Influencer bukanlah musuh awak media. Sebab cara kerjanya beda – latar belakang dan penampilannya beda. Influencer kurang lebihnya sama dengan petugas humas, jurkam, MC, juru foto, dokumentator atau elemen komunikasi lainnya yang berlokasi sama dengan awak media – saat meliput kegiatan – sehingga seharusnya tidak perlu dianggap sebagai saingan, melainkan pelengkap.

Betul! Harkat martabat media lebih tinggi, lebih profesional, lebih lengkap dan lebih komprehensif laporannya. Tapi influencer punya kelebihan karena dia punya jutaan – bahkan puluhan juta – follower yang langsung melihat lamannya di media sosial, tidak tercampur dengan yang lain. Dan tak ada kritik.

Lagi pula, tak ada yang perlu dikeluhkan oleh awak media, sebab tak ada kesan Presiden Jokowi menghalangi kehadiran media dan menghambat tugas media.

Tak ada tanda tanda kepala negara menghambat kebebasan pers.

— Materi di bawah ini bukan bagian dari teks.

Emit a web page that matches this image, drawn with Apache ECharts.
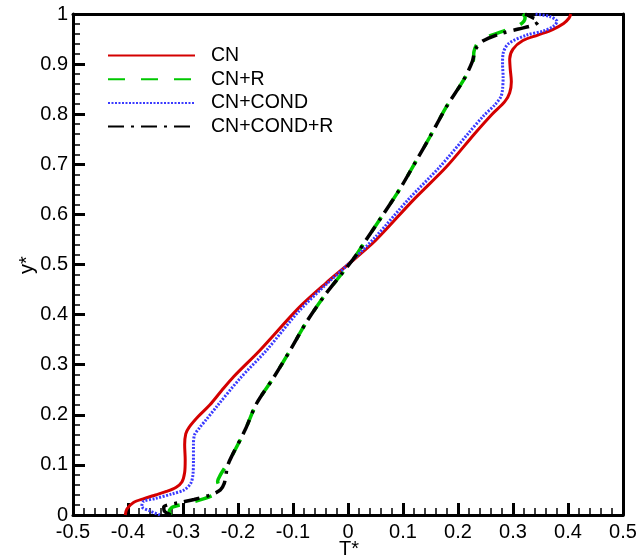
<!DOCTYPE html>
<html>
<head>
<meta charset="utf-8">
<script src="https://cdn.jsdelivr.net/npm/echarts@6/dist/echarts.min.js"></script>
<style>
html,body{margin:0;padding:0;background:#fff;}
#chart{width:636px;height:558px;}
</style>
</head>
<body>
<div id="chart"></div>
<script>
// Series names (legend)
const seriesNames = ['CN', 'CN+R', 'CN+COND', 'CN+COND+R'];
const xName = 'T*';
const yName = 'y*';

// CN (red, solid)
const cnT = [-0.405,-0.402,-0.39,-0.37,-0.35,-0.33,-0.313,-0.302,-0.297,-0.296,-0.297,-0.295,-0.289,-0.272,-0.251,-0.23,-0.208,-0.16,-0.09,-0.04,0,0.05,0.119,0.179,0.231,0.262,0.285,0.294,0.297,0.295,0.294,0.3,0.318,0.345,0.372,0.392,0.402,0.405];
const cnY = [0,0.012,0.025,0.033,0.04,0.047,0.055,0.066,0.085,0.11,0.14,0.162,0.175,0.197,0.22,0.248,0.276,0.329,0.413,0.463,0.5,0.548,0.629,0.695,0.762,0.8,0.825,0.843,0.865,0.89,0.91,0.93,0.947,0.958,0.969,0.981,0.992,1.0];

// CN+R (green, dashed)
const cnrT = [-0.322,-0.325,-0.318,-0.29,-0.26,-0.24,-0.234,-0.237,-0.232,-0.222,-0.212,-0.187,-0.166,-0.136,-0.105,-0.075,-0.042,-0.011,0.013,0.031,0.061,0.095,0.125,0.149,0.179,0.21,0.228,0.229,0.236,0.255,0.285,0.31,0.32,0.322,0.318];
const cnrY = [0,0.008,0.016,0.024,0.033,0.043,0.055,0.067,0.08,0.098,0.116,0.17,0.223,0.273,0.329,0.386,0.439,0.482,0.516,0.546,0.595,0.652,0.709,0.755,0.815,0.868,0.908,0.925,0.942,0.955,0.967,0.977,0.986,0.993,1.0];

// CN+COND (blue, dotted)
const cncT = [-0.342,-0.36,-0.375,-0.372,-0.35,-0.32,-0.298,-0.286,-0.282,-0.281,-0.281,-0.279,-0.27,-0.258,-0.239,-0.196,-0.148,-0.09,-0.04,0,0.05,0.109,0.167,0.219,0.245,0.268,0.278,0.281,0.282,0.281,0.282,0.292,0.325,0.355,0.373,0.38,0.367,0.34];
const cncY = [0,0.008,0.017,0.027,0.033,0.042,0.05,0.063,0.08,0.11,0.14,0.16,0.174,0.19,0.216,0.273,0.329,0.406,0.46,0.5,0.555,0.629,0.695,0.762,0.795,0.82,0.835,0.85,0.875,0.9,0.921,0.941,0.958,0.966,0.975,0.985,0.995,1.0];

// CN+COND+R (black, dash-dot)
const cncrT = [-0.322,-0.334,-0.335,-0.31,-0.28,-0.25,-0.232,-0.225,-0.222,-0.219,-0.212,-0.187,-0.166,-0.136,-0.105,-0.075,-0.042,-0.011,0.013,0.031,0.061,0.095,0.125,0.149,0.179,0.21,0.226,0.232,0.245,0.275,0.31,0.338,0.347,0.335,0.322];
const cncrY = [0,0.008,0.016,0.024,0.031,0.04,0.05,0.063,0.08,0.098,0.116,0.17,0.223,0.273,0.329,0.386,0.439,0.482,0.516,0.546,0.595,0.652,0.709,0.755,0.815,0.868,0.905,0.93,0.946,0.96,0.97,0.978,0.986,0.993,1.0];

const xTicks = {min: -0.5, max: 0.5, interval: 0.1};
const yTicks = {min: 0, max: 1, interval: 0.1};

const zip = (a, b) => a.map((v, i) => [v, b[i]]);
const FONT = 'Liberation Sans, Arial, Helvetica, sans-serif';

const styles = [
  {color: '#d40000', width: 3, type: 'solid'},
  {color: '#00c800', width: 3.5, type: [17, 16]},
  {color: '#3a3aff', width: 3, type: [2, 1.5]},
  {color: '#000000', width: 3.5, type: [16, 7, 3, 7]}
];
const dataSets = [zip(cnT, cnY), zip(cnrT, cnrY), zip(cncT, cncY), zip(cncrT, cncrY)];

// plot box (pixels from the edges)
const G = {left: 73, right: 13, top: 14, bottom: 43};
const MAJOR = 12, MINOR = 7;

function mainAxis(range, extra) {
  return Object.assign({
    type: 'value', min: range.min, max: range.max, interval: range.interval,
    axisLine: {show: true, onZero: false, lineStyle: {color: '#000', width: 3}},
    axisTick: {show: false}, minorTick: {show: false},
    splitLine: {show: false}, minorSplitLine: {show: false}
  }, extra);
}
function frameAxis(range, pos) {
  return {
    type: 'value', min: range.min, max: range.max, interval: range.interval, position: pos,
    axisLine: {show: true, onZero: false, lineStyle: {color: '#000', width: 3}},
    axisTick: {show: false}, minorTick: {show: false}, axisLabel: {show: false},
    splitLine: {show: false}
  };
}
// axis inside a thin strip grid: its split lines become the inward ticks
function stripAxis(range, gridIndex, minor) {
  return {
    type: 'value', gridIndex: gridIndex, min: range.min, max: range.max, interval: range.interval,
    axisLine: {show: false, onZero: false}, axisTick: {show: false}, axisLabel: {show: false},
    minorTick: {show: false, splitNumber: 5},
    splitLine: {show: !minor, lineStyle: {color: '#000', width: 3}},
    minorSplitLine: {show: minor, lineStyle: {color: '#000', width: 1.5}}
  };
}
function hiddenAxis(gridIndex) {
  return {type: 'value', gridIndex: gridIndex, show: false, min: 0, max: 1};
}

const chart = echarts.init(document.getElementById('chart'), null, {renderer: 'canvas'});
chart.setOption({
  animation: false,
  backgroundColor: '#fff',
  grid: [
    {left: G.left, right: G.right, top: G.top, bottom: G.bottom, outerBoundsMode: 'none', containLabel: false},
    {left: G.left, right: G.right, bottom: G.bottom, height: MAJOR, outerBoundsMode: 'none', containLabel: false},
    {left: G.left, right: G.right, bottom: G.bottom, height: MINOR, outerBoundsMode: 'none', containLabel: false},
    {left: G.left, width: MAJOR, top: G.top, bottom: G.bottom, outerBoundsMode: 'none', containLabel: false},
    {left: G.left, width: MINOR, top: G.top, bottom: G.bottom, outerBoundsMode: 'none', containLabel: false}
  ],
  legend: {
    orient: 'vertical', left: 107, top: 45.5, padding: 0,
    itemWidth: 87, itemHeight: 20, itemGap: 3.7,
    data: seriesNames,
    itemStyle: {opacity: 0},
    textStyle: {fontSize: 19.5, fontFamily: FONT, color: '#000', lineHeight: 20, padding: [0, 0, 0, 11]}
  },
  xAxis: [
    mainAxis(xTicks, {
      gridIndex: 0, position: 'bottom',
      axisLabel: {fontSize: 20, fontFamily: FONT, color: '#000', margin: 7, showMinLabel: true, showMaxLabel: true}
    }),
    frameAxis(xTicks, 'top'),
    stripAxis(xTicks, 1, false),
    stripAxis(xTicks, 2, true),
    hiddenAxis(3),
    hiddenAxis(4)
  ],
  yAxis: [
    mainAxis(yTicks, {
      gridIndex: 0, position: 'left',
      axisLabel: {fontSize: 20, fontFamily: FONT, color: '#000', margin: 5, showMinLabel: true, showMaxLabel: true}
    }),
    frameAxis(yTicks, 'right'),
    hiddenAxis(1),
    hiddenAxis(2),
    stripAxis(yTicks, 3, false),
    stripAxis(yTicks, 4, true)
  ],
  graphic: [
    {type: 'text', x: 349, y: 549, z: 10,
     style: {text: xName, fontSize: 20, fontFamily: FONT, fill: '#000', align: 'center', verticalAlign: 'middle'}},
    {type: 'text', x: 27, y: 265, rotation: Math.PI / 2, z: 10,
     style: {text: yName, fontSize: 20, fontFamily: FONT, fill: '#000', align: 'center', verticalAlign: 'middle'}}
  ],
  series: seriesNames.map((name, i) => ({
    name: name,
    type: 'line',
    xAxisIndex: 0, yAxisIndex: 0,
    data: dataSets[i],
    smooth: 0.3,
    symbol: 'none',
    showSymbol: false,
    clip: true,
    lineStyle: {color: styles[i].color, width: styles[i].width, type: styles[i].type, cap: 'butt'},
    itemStyle: {color: styles[i].color},
    z: 2 + i
  }))
});
</script>
</body>
</html>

Tidak ada sensor dan tekanan apa pun pada media sehingga bebas menulis dan melaporkan secara obyektif kepada pembaca dan pemirsanya.

Mengapa Dr. Ninik Rahayu terkesan senewen?

USUT punya usut, Dr. Ninik Rahayu ternyata bukan insan pers, bukan orang pers.

Meskipun duduk sebagai Ketua Dewan Pers. Posisi Dr. Ninik ternyata sama dengan para Ketua Dewan Pers periode sebelumnya yaitu Prof. Ichlasul Amal, Prof. Bagir Manan, Prof. Mohamad Nuh, dan Prof Azyumardi Azra – mantan pejabat dan akademisi, “titipan” negara – yang ditunjuk untuk duduk dan mengetuai di sana.

Sebelum duduk sebagai Ketua Dewan Pers, Ninik adalah Komisioner Komnas Perempuan pada periode (2006-2014), anggota Ombudsman RI (2016-2021), dan tenaga profesional Lemhannas RI sejak 2020.

Banyak menulis artikel di berbagai jurnal ilmiah, lokal maupun internasional. Juga menulis buku Politik Hukum Penghapusan Kekerasan Seksual di Indonesia (2021) dan kumpulan tulisan “Menjadi Feminis Muslim” (2022).

Apakah pernyataan Dr. Ninik Rahayu sekadar ingin dianggap sebagai pembela pers? Atau menjadi pengritik pemerintah semata.